Another biographer attempting to convey McCormack’s widespread fan base to contemporary audiences said he was like Pavarotti, Madonna and Johnny Carson all rolled into one! (9)

Certainly his wartime hits appealed greatly to the Irish population in America as they could show pride in both Ireland and the United States. McCormack became a radio megastar and donated to the U.S war effort and catholic charities generously (10).
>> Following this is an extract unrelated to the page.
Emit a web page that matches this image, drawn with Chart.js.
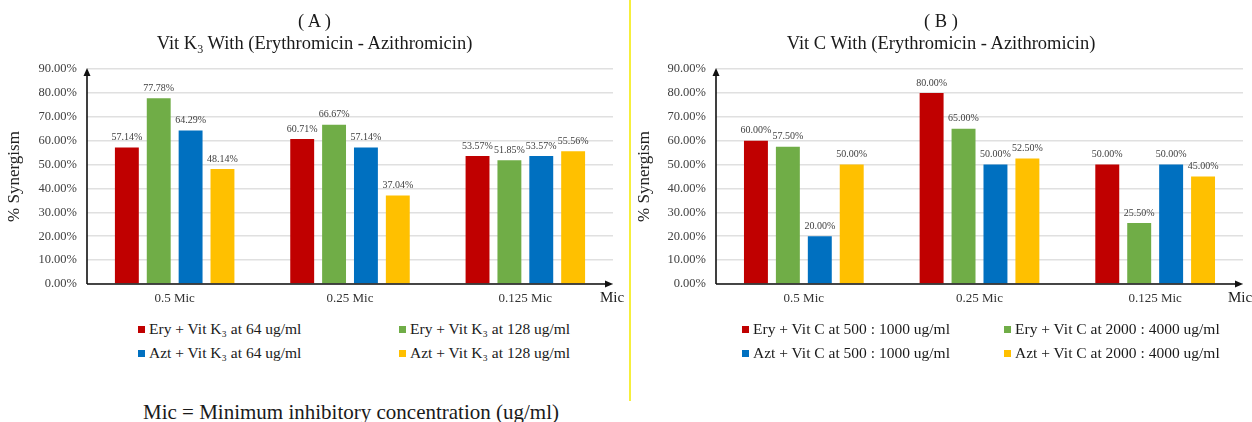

Some of his hits at the time were ‘It’s a Long Way to Tipperary’ ‘Mother MacCree’ and for the Hollywood film ‘Song o’My Heart’ where he was paid half a million dollars to sing eleven songs for the soundtrack.

He became a very wealthy man and by all accounts enjoyed his wealth to the fullest, giving back to the public in the form of many benefit concerts and donations (11).

Not many opera singers are created Papal Counts – not so for John Count McCormack as seen engraved on his headstone where he is buried in his birth country of Ireland. Earlier in his life he had also received three Papal Knighthoods in addition to being a Knight of Malta. He died at the age of 61 of bronchial pneumonia seven years after giving his farewell performance at the Royal Albert Hall. Despite the farewell performance in 1938, during the Second World War, he came out of retirement in support of the Red Cross. Quite a life!

John McCormack gravestone

(13)

FOOTNOTES

 (1) FEIS CEOIL

 (2) IRISH INDEPENDENT, BOLGER,DERMOT, HOW A TANTRUM AT FEIS CEOIL LED JAMES JOYCE TO LITERARY GREATNESS, MAY 16, 2016

(3) SHAWE-TAYLOR, DESMOND.,  in THE GROVE BOOK of OPERA SINGERS, ATICLR MCCORMACK, JOHN., P.292

(4) Ibid.

(5) HISTORY OF THE TENOR. JOHN MCCORMACK-OPERATIC TENOR

(6) IRISH CENTRAL, JUNE 14, 2024,  ON THIS DAY: JOHN MCCORMACK TENOR AND PAPAL COUNT, WAS BORN IN  CO WESTMEATH

(7) Ibid.

(8) LEDBETTER, GORDON., THE GREAT IRISH TENOR, TOWN HOUSE, 2003

(9) IRISH AMERICAN MAGAZINE, DEC/JANUARY 2009, THE ORIGINAL IRISH TENOR: JOHN MCCORMACK

(10) Ibid.

(11) Ibid.

(12)COLIN LARKIN, ED. (1992), THE GUINNESS ENCYCLOPEDIA OF POPULQR MUSIC (FIRST EDITION), GUINESS PUBLISHING, P. 1554.